To investigate the change in surface composition induced by UV and Rb beam irradiation, we conducted XPS measurements before and after the LIAD measurement, which included \(1.26\times 10^4\) s of UV and Rb irradiation. The areas of the peaks were analyzed by subtracting the background using the Shirley method and fitting the peaks with a Gaussian function. As shown in Fig. 6a, peaks appeared at 113.1, 240.5, and 249.2 eV after the measurement, which were assigned to Rb 3d, Rb 2\(p_{3/2}\), and Rb 2\(p_{1/2}\) states, respectively. The O 1s-derived peak shown in Fig. 6b decreased by 30%, while the sum of Fe \(2p_{1/2}\) and Fe \(2p_{3/2}\)-derived peaks shown in Fig. 6c decreased by 78% after measurement. The emergence of Rb-derived peaks indicate that Rb atoms were deposited on the surface. Ablation of the Fe\(_{3}\)O\(_{4}\) film by UV irradiation is considered not to have occurred because peaks derived from the Mg atoms in the substrate, which would have been seen in the XPS spectra if ablation had occurred, were not observed. This indicates that the decrease in the O- and Fe-derived peaks was due to the deposition of the Rb atoms rather than to ablation. The difference in the decrease in the O and Fe-derived peaks may indicate that some of the oxygen diffused from the substrate to the deposited Rb layer to form an Rb oxide layer.
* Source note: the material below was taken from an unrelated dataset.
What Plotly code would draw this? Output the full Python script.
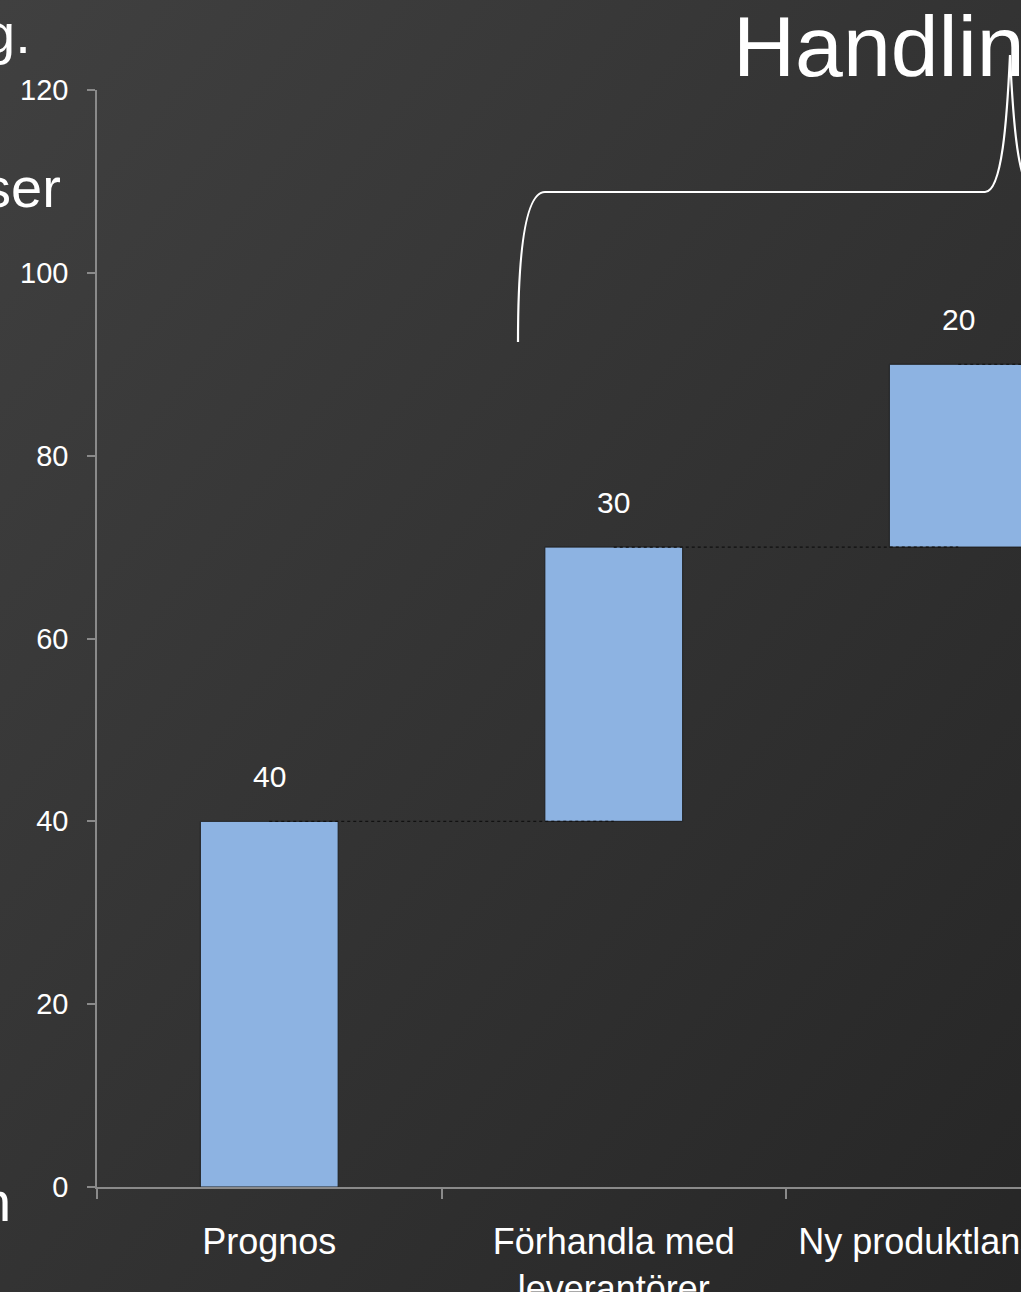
import base64
import plotly.graph_objects as go

# ---- data ----
categories = ["Prognos", "Förhandla med<br>leverantörer", "Ny produktlansering"]
deltas = [40, 30, 20]
y_ticks = [0, 20, 40, 60, 80, 100, 120]
title_text = "Handlingar"
side_texts = ["g.", "ser", "n"]

# cumulative bases / tops
bases, tops = [], []
run = 0
for d in deltas:
    bases.append(run)
    run += d
    tops.append(run)

W, H = 1021, 1292
L, R, T, B = 97, 0, 90, 105
PW, PH = W - L - R, H - T - B


def px(xp):
    return (xp - L) / PW


def py(yp):
    return (H - B - yp) / PH


fig = go.Figure()

fig.add_trace(go.Bar(
    x=categories, y=deltas, base=bases, width=0.4,
    marker=dict(color="#8DB3E2", line=dict(color="#1e1e1e", width=1)),
    hoverinfo="skip", showlegend=False,
))

# connectors from centre of one bar to centre of next
for i, t in enumerate(tops):
    fig.add_trace(go.Scatter(
        x=[i, i + 1], y=[t, t], xaxis="x2", mode="lines",
        line=dict(color="#111111", width=1.2, dash="dot"),
        hoverinfo="skip", showlegend=False,
    ))

# value labels
for c, d, t in zip(categories, deltas, tops):
    fig.add_annotation(x=c, y=t, text=str(d), showarrow=False, yshift=45,
                       yanchor="middle",
                       font=dict(size=30, color="white", family="Liberation Sans, Arial"))

# title fragment at top right
fig.add_annotation(xref="paper", yref="paper", x=px(731), y=py(46), text=title_text,
                   showarrow=False, xanchor="left", yanchor="middle",
                   font=dict(size=86, color="white", family="Liberation Sans, Arial"))

# cut-off side texts at left
for txt, xr_, ym in zip(side_texts, [33, 63, 13], [33, 188, 1201]):
    fig.add_annotation(xref="paper", yref="paper", x=px(xr_), y=py(ym), text=txt,
                       showarrow=False, xanchor="right", yanchor="middle",
                       font=dict(size=56, color="white", family="Liberation Sans, Arial"))

# curly brace
pts = [(518, 342), (518, 260), (524, 192), (545, 192), (985, 192),
       (1002, 192), (1007, 120), (1010, 55), (1013, 120), (1018, 192), (1035, 192)]


def P(p):
    return f"{px(p[0])},{py(p[1])}"


path = (f"M {P(pts[0])} C {P(pts[1])} {P(pts[2])} {P(pts[3])} L {P(pts[4])} "
        f"C {P(pts[5])} {P(pts[6])} {P(pts[7])} C {P(pts[8])} {P(pts[9])} {P(pts[10])}")
fig.add_shape(type="path", path=path, xref="paper", yref="paper",
              line=dict(color="white", width=2.2), layer="above")

# background gradient
svg = (f'<svg xmlns="http://www.w3.org/2000/svg" width="{W}" height="{H}">'
       '<defs><linearGradient id="g" x1="0" y1="0" x2="1" y2="1">'
       '<stop offset="0" stop-color="#404040"/><stop offset="1" stop-color="#262626"/>'
       '</linearGradient></defs>'
       f'<rect width="{W}" height="{H}" fill="url(#g)"/></svg>')
src = "data:image/svg+xml;base64," + base64.b64encode(svg.encode()).decode()
fig.add_layout_image(source=src, xref="paper", yref="paper", x=-L / PW, y=1 + T / PH,
                     sizex=W / PW, sizey=H / PH, xanchor="left", yanchor="top",
                     sizing="stretch", layer="below")

xr = [-0.5, -0.5 + PW / 344.5]
fig.update_layout(
    width=W, height=H,
    margin=dict(l=L, r=R, t=T, b=B, pad=0, autoexpand=False),
    paper_bgcolor="#333333", plot_bgcolor="rgba(0,0,0,0)",
    font=dict(family="Liberation Sans, Arial", color="white"),
    bargap=0.6,
    xaxis=dict(type="category", range=xr, showgrid=False, zeroline=False,
               showline=True, linecolor="#8a8a8a", linewidth=1.5,
               ticks="outside", tickson="boundaries", ticklen=10, tickwidth=1.5,
               tickcolor="#8a8a8a", tickfont=dict(size=36, color="white"),
               tickangle=0, automargin=False, ticklabelstandoff=22),
    xaxis2=dict(overlaying="x", range=xr, visible=False),
    yaxis=dict(range=[0, 120], tickvals=y_ticks, showgrid=False, zeroline=False,
               showline=True, linecolor="#8a8a8a", linewidth=1.5,
               ticks="outside", ticklen=8, tickwidth=1.5, tickcolor="#8a8a8a",
               tickfont=dict(size=29, color="white"), ticklabelstandoff=13,
               automargin=False),
)

fig.write_html("out.html")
After the irradiation, the O 2p peak shifted to the larger binding energy side by 0.6 eV, and the Fe \(2p_{3/2}\) peak shifted to the lower binding energy side by 1.2 eV. These results indicate that the chemical bonding state of oxygen was modified and Fe atoms were reduced by Rb irradiation³⁴. This supports the idea that the adsorbed Rb atoms strip oxygen atoms from Fe\(_3\)O\(_4\) and become oxidized. We estimated the thickness of Rb oxide layer by assuming that Rb atoms existed on the surface as Rb\(_2\)O, which is the typical form of Rb oxide. After the measurement, the ratio \(\frac{I_{\text{Rb}3d}}{I_{\text{Fe}2p}}\) was 0.49, where \(I_{\text{Rb}3d}\) and \(I_{\text{Fe}2p}\) are the intensities of the Rb 3d and Fe2p-derived peaks, respectively. We assumed that the intensity ratio can be written as

$$\begin{aligned} \frac{I_{\text{Rb}3d}}{I_{\text{Fe}2p}} =\frac{f_{\text{Rb}3d}\int _{0}^{t}\exp \left( -\frac{z}{d_{\text{Rb}3d}}\right) n_ \text{Rb}dz}{f_{\text{Fe}2p}\int _{t}^{\infty }\exp \left( -\frac{z}{d_{\text{Fe}2p}}\right) n_\text{Fe}dz}, \end{aligned}$$

(10)

where t is the thickness of the Rb\(_{2}\)O layer, \(f_{\text{Rb}3d}\) and \(f_{\text{Fe}2p}\) are the atomic sensitivity factors for Rb 3d and Fe 2p-derived peaks, respectively, \(d_{\text{Rb}3d}\) and \(d_{\text{Fe}2p}\) are the probing depth of XPS calculated for the Rb 3d and Fe 2p-derived peaks using Eq. (1), respectively, \(n_\text{Rb}\) is the density of Rb atoms in a Rb\(_{2}\)O crystal, and \(n_\text{Fe}\) is the density of Fe atoms in an Fe\(_{3}\)O\(_{4}\) crystal. Here, \(d_{\text{Rb}3d}=3.6\) nm, \(d_{\text{Fe}2p}=2.7\) nm, \(f_{\text{Rb}3d}=1.542\), \(f_{\text{Fe}2p}\)=2.952 (Ref.²⁸) \(n_\text{Rb}=2.58\times 10^{22}\) cm\(^{-3}\) (Ref. ³⁵) and \(n_\text{Fe}=3.99\times 10^{22}\) cm\(^{-3}\) (Ref. ²⁷). From Eq. (10) and \(\frac{I_{\text{Rb}3d}}{I_{\text{Fe}2p}}=0.49\), we obtained \(t=2.3\) nm. This estimation supports the idea that LIAD occurred only in the high-coverage regime.

Conclusions

LIAD of Rb atoms from an Fe\(_3\)O\(_4\)(001) surface was investigated using a spin-selective optical method. The coverage dependence of the desorption intensity exhibited a threshold at which the LIAD intensity began to increase. The spin polarization of the desorbed atoms was smaller than the detection limit. These indicate that LIAD of Rb from Fe\(_3\)O\(_4\)(001) occurs only in the high-coverage region and does not involve spin transfer.